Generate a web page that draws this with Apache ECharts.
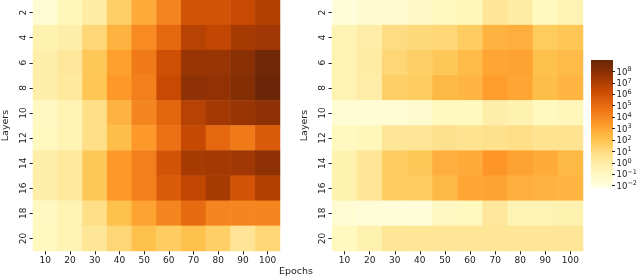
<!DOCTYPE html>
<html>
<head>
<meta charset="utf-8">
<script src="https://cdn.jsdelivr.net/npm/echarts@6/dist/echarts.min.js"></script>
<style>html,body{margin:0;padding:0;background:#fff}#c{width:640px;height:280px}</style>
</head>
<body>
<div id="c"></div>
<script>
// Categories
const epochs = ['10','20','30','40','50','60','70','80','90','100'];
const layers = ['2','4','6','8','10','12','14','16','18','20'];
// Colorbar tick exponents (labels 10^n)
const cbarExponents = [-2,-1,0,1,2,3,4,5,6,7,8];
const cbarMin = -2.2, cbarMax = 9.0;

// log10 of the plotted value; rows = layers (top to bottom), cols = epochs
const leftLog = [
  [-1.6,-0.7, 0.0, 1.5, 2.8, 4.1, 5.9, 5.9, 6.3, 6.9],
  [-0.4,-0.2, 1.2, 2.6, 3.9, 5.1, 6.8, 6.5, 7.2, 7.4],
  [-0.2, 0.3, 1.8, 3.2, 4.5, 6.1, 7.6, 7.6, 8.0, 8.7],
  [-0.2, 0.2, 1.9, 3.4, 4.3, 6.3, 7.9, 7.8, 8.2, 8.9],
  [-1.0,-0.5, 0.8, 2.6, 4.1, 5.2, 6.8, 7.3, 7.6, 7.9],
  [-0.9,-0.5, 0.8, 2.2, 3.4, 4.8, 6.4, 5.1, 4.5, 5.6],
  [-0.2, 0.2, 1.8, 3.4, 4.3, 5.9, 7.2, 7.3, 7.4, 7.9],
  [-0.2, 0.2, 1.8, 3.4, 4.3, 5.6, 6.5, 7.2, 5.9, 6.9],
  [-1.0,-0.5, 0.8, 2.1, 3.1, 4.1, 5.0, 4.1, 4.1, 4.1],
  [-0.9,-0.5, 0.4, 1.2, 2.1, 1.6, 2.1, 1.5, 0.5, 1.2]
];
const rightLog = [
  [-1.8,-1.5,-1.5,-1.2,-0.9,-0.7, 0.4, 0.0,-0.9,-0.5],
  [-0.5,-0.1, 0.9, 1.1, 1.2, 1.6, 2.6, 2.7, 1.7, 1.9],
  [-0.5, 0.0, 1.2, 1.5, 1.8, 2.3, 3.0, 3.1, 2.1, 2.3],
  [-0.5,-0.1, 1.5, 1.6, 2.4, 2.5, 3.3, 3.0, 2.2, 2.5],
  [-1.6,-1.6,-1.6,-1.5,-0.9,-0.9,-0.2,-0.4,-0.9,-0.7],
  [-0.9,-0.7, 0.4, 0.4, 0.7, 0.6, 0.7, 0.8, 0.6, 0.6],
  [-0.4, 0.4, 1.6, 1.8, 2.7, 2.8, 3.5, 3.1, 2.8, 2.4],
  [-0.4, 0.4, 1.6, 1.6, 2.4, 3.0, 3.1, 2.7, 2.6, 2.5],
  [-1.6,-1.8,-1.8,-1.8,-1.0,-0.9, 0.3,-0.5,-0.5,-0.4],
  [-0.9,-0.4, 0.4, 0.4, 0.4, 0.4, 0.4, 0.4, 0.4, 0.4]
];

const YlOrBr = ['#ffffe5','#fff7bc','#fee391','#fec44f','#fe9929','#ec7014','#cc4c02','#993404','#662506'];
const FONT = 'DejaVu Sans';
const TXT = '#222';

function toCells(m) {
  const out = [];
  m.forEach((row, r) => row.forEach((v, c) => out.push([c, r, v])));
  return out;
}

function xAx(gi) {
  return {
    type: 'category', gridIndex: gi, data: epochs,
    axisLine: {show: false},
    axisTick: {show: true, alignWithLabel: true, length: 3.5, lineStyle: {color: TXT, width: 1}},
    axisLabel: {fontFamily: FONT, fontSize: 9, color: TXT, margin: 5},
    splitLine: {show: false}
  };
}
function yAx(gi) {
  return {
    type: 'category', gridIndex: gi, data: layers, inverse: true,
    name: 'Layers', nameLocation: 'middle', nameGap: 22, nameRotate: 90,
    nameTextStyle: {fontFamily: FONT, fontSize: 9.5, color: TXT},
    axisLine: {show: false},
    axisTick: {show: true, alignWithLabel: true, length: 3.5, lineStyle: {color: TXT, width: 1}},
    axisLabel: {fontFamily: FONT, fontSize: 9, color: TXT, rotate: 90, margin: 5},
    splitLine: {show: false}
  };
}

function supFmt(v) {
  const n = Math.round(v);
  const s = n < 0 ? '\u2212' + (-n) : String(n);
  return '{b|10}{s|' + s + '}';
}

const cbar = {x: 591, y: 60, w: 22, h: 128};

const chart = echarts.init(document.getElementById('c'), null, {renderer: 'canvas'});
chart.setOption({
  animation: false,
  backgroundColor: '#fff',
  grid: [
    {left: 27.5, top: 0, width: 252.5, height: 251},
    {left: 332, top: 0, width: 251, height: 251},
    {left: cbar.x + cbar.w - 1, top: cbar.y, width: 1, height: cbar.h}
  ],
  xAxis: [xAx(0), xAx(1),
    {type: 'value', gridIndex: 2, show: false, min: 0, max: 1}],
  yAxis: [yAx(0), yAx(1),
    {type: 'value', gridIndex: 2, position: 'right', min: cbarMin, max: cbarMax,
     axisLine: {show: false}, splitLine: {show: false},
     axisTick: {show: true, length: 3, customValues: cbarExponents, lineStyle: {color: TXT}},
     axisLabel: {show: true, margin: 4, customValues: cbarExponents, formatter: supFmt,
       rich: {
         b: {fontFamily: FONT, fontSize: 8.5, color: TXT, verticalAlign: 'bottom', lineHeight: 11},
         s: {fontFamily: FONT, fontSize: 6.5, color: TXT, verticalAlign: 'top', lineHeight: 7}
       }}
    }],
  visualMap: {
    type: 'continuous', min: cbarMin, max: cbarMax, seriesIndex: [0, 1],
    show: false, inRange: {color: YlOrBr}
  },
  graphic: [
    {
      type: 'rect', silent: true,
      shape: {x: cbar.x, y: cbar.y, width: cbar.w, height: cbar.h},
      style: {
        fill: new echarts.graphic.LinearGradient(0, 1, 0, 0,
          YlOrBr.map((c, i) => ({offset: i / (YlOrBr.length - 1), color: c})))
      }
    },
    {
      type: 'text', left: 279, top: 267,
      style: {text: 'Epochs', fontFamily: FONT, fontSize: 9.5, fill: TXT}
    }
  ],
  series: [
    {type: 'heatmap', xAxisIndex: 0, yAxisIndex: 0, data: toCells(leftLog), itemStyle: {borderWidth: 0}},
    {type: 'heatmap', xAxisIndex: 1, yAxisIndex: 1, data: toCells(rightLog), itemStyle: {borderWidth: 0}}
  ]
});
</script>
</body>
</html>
+++++
§ **Work instructions**
Give again, word for word, every line from the top of the data above to the line holding "const cbarMin = -2.2, cbarMax = 9.0;", inclusive, with the pictures left out.

§ **Exercise solution**
Generate a web page that draws this with Apache ECharts.
<!DOCTYPE html>
<html>
<head>
<meta charset="utf-8">
<script src="https://cdn.jsdelivr.net/npm/echarts@6/dist/echarts.min.js"></script>
<style>html,body{margin:0;padding:0;background:#fff}#c{width:640px;height:280px}</style>
</head>
<body>
<div id="c"></div>
<script>
// Categories
const epochs = ['10','20','30','40','50','60','70','80','90','100'];
const layers = ['2','4','6','8','10','12','14','16','18','20'];
// Colorbar tick exponents (labels 10^n)
const cbarExponents = [-2,-1,0,1,2,3,4,5,6,7,8];
const cbarMin = -2.2, cbarMax = 9.0;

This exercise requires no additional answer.